Dead on. It gives a terrible crutch to the natural awkwardness that comes with that age, and if you give someone literally any place to hide, they'd rather hide than meet you head-on. I've also noticed a mistrust when you take an interest in them (not in a creepy way duh), but there seems to be an abundance of "who? me?" mentality and it's also traceable back to social media and this culture of unachievable "fame" and influencer-statusness.
Yes, the very moment it becomes a conscious thought it feels "off".
It's interesting what you say about mistrust. I never have given that much thought. I wonder if we've raised a generation of paranoid people because of online scams and such and then they project that concern onto all real world interactions?

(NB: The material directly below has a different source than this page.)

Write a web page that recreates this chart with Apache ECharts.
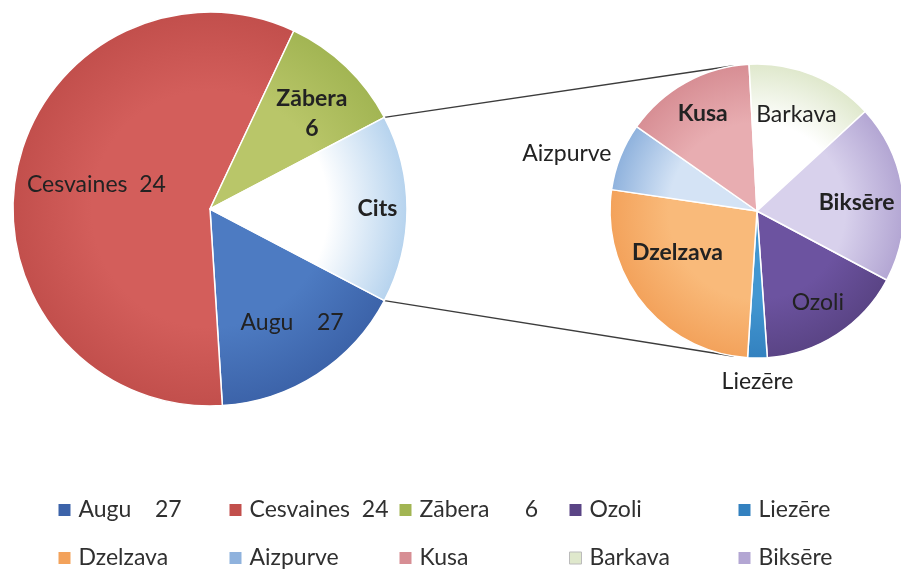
<!DOCTYPE html>
<html>
<head>
<meta charset="utf-8">
<script src="https://cdn.jsdelivr.net/npm/echarts@6/dist/echarts.min.js"></script>
<style>
  html, body { margin: 0; padding: 0; background: #fff; }
  #chart { width: 901px; height: 569px; }
</style>
</head>
<body>
<div id="chart"></div>
<script>
// main pie
var mainNames = ['Augu    27', 'Cesvaines  24', 'Zābera      6'];
var mainValues = [16.3, 58.0, 10.3];
var mainLabels = ['Augu    27', 'Cesvaines  24', 'Zābera\n6'];
var otherName = 'Cits';

// second pie (the "Cits" part)
var subNames = ['Ozoli', 'Liezēre', 'Dzelzava', 'Aizpurve', 'Kusa', 'Barkava', 'Biksēre'];
var subValues = [2.48, 0.33, 4.05, 1.14, 2.22, 2.16, 3.02];

// legend order, as in the picture
var legendNames = mainNames.concat(subNames);

// ---- styles ----
var FONT = 'Lato';
var mainColors = [['#4d7bc2', '#3c63a9'], ['#d35e5b', '#c24f4c'], ['#b9c669', '#a2b553'], ['#ffffff', '#b6d3ee']];
var subColors = [['#6c53a0', '#5a4485'], ['#4297d1', '#3381bf'], ['#f9ba7a', '#f3a25b'], ['#d4e3f5', '#8fb2dd'],
  ['#e8adb1', '#d78e94'], ['#ffffff', '#dfe8cc'], ['#d8d1ec', '#b3a6d3']];
var mainBold = [false, false, true, true];
var subBold = [false, false, true, false, true, false, true];
// label placement: [radius factor, angle shift from slice middle]
var mainLabelPos = [[0.71, 3], [0.59, -1.5], [0.71, -3], [0.85, 0]];
var subLabelPos = [[0.75, 0.5], [1.16, 0], [0.61, -11.5], [1.35, 5], [0.76, 0], [0.71, 0], [0.68, -2.6]];
var legendCols = [58, 229, 399, 569, 738];
var legendRows = [498, 546];

var main = {cx: 210, cy: 209, r: 197};
var sub = {cx: 757, cy: 211, r: 147};
var connectAngle = 99;

function sum(a) {
  return a.reduce(function (s, v) { return s + v; }, 0);
}

function midAngles(values, start) {
  var total = sum(values);
  var a = start;
  return values.map(function (v) {
    var span = v / total * 360;
    var m = a - span / 2;
    a -= span;
    return m;
  });
}

function pt(c, angle, f) {
  var rad = angle * Math.PI / 180;
  return [c.cx + f * c.r * Math.cos(rad), c.cy - f * c.r * Math.sin(rad)];
}

function grad(c, pair) {
  return {
    type: 'radial', x: c.cx, y: c.cy, r: c.r, global: true,
    colorStops: [{offset: 0, color: pair[0]}, {offset: 0.6, color: pair[0]}, {offset: 1, color: pair[1]}]
  };
}

var otherValue = sum(subValues);
var allMain = mainValues.concat([otherValue]);
var otherSpan = otherValue / sum(allMain) * 360;
var mainStart = -otherSpan / 2;
var subStart = -28;

var mainMid = midAngles(allMain, mainStart);
var subMid = midAngles(subValues, subStart);

var mainData = allMain.map(function (v, i) {
  return {
    name: i < mainNames.length ? mainNames[i] : otherName,
    value: v,
    itemStyle: {color: grad(main, mainColors[i])},
    label: {fontWeight: mainBold[i] ? 'bold' : 'normal'}
  };
});
var subData = subValues.map(function (v, i) {
  return {
    name: subNames[i],
    value: v,
    itemStyle: {color: grad(sub, subColors[i])},
    label: {fontWeight: subBold[i] ? 'bold' : 'normal'}
  };
});

var baseColors = mainColors.slice(0, 3).concat(subColors);
var legends = legendNames.map(function (n, i) {
  return {
    data: [{name: n, itemStyle: {color: baseColors[i][1], borderColor: i == 8 ? '#bbb' : 'transparent', borderWidth: 1}}],
    left: legendCols[i % 5],
    top: legendRows[Math.floor(i / 5)],
    padding: 0,
    itemWidth: 12,
    itemHeight: 12,
    icon: 'rect',
    selectedMode: false,
    textStyle: {fontFamily: FONT, fontSize: 23, color: '#303030', padding: [0, 0, 0, 3], lineHeight: 24}
  };
});

// connector lines between the "Cits" slice and the second pie
var lines = [1, -1].map(function (s) {
  var p1 = pt(main, s * otherSpan / 2, 1);
  var p2 = pt(sub, s * connectAngle, 1);
  return {
    type: 'line', z: 0,
    shape: {x1: p1[0], y1: p1[1], x2: p2[0], y2: p2[1]},
    style: {stroke: '#3c3c3c', lineWidth: 1.4}
  };
});

var labelBase = {
  show: true, position: 'inside', rotate: 0,
  fontFamily: FONT, fontSize: 23, color: '#222', lineHeight: 30, textBorderWidth: 0
};

var chart = echarts.init(document.getElementById('chart'));
chart.setOption({
  animation: false,
  legend: legends,
  graphic: lines,
  series: [
    {
      type: 'pie',
      center: [main.cx, main.cy],
      radius: [0, main.r],
      startAngle: mainStart,
      clockwise: true,
      avoidLabelOverlap: false,
      itemStyle: {borderColor: '#fff', borderWidth: 1.5},
      emphasis: {disabled: true},
      label: Object.assign({}, labelBase, {
        formatter: function (p) {
          return p.dataIndex < mainLabels.length ? mainLabels[p.dataIndex] : p.name;
        }
      }),
      labelLine: {show: false},
      labelLayout: function (p) {
        var lp = mainLabelPos[p.dataIndex];
        var xy = pt(main, mainMid[p.dataIndex] + lp[1], lp[0]);
        return {x: xy[0], y: xy[1], align: 'center', verticalAlign: 'middle'};
      },
      data: mainData
    },
    {
      type: 'pie',
      center: [sub.cx, sub.cy],
      radius: [0, sub.r],
      startAngle: subStart,
      clockwise: true,
      avoidLabelOverlap: false,
      itemStyle: {borderColor: '#fff', borderWidth: 1.5},
      emphasis: {disabled: true},
      label: labelBase,
      labelLine: {show: false},
      labelLayout: function (p) {
        var lp = subLabelPos[p.dataIndex];
        var xy = pt(sub, subMid[p.dataIndex] + lp[1], lp[0]);
        return {x: xy[0], y: xy[1], align: 'center', verticalAlign: 'middle'};
      },
      data: subData
    }
  ]
});
</script>
</body>
</html>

I don't honestly know. But to be fair, anyone with an ounce of sense recognizes the many perils of getting duped in some way online, and that might make young people more cautious in general. I don't really know. I'm not generally of the doomsayers' brigade, decrying the youth. Quite the contrary, it seems to me 17-year-olds or so nowadays are tremendously precocious and self-aware (Thank God), but as with all things, there's also some things going less well...
I'm optimistic about the future generations too. So many of them are realizing how detrimental social media is and are either leaving it alone altogether or not using it as much. I think we have a bright future but we're just going through a dark time of transformation right now.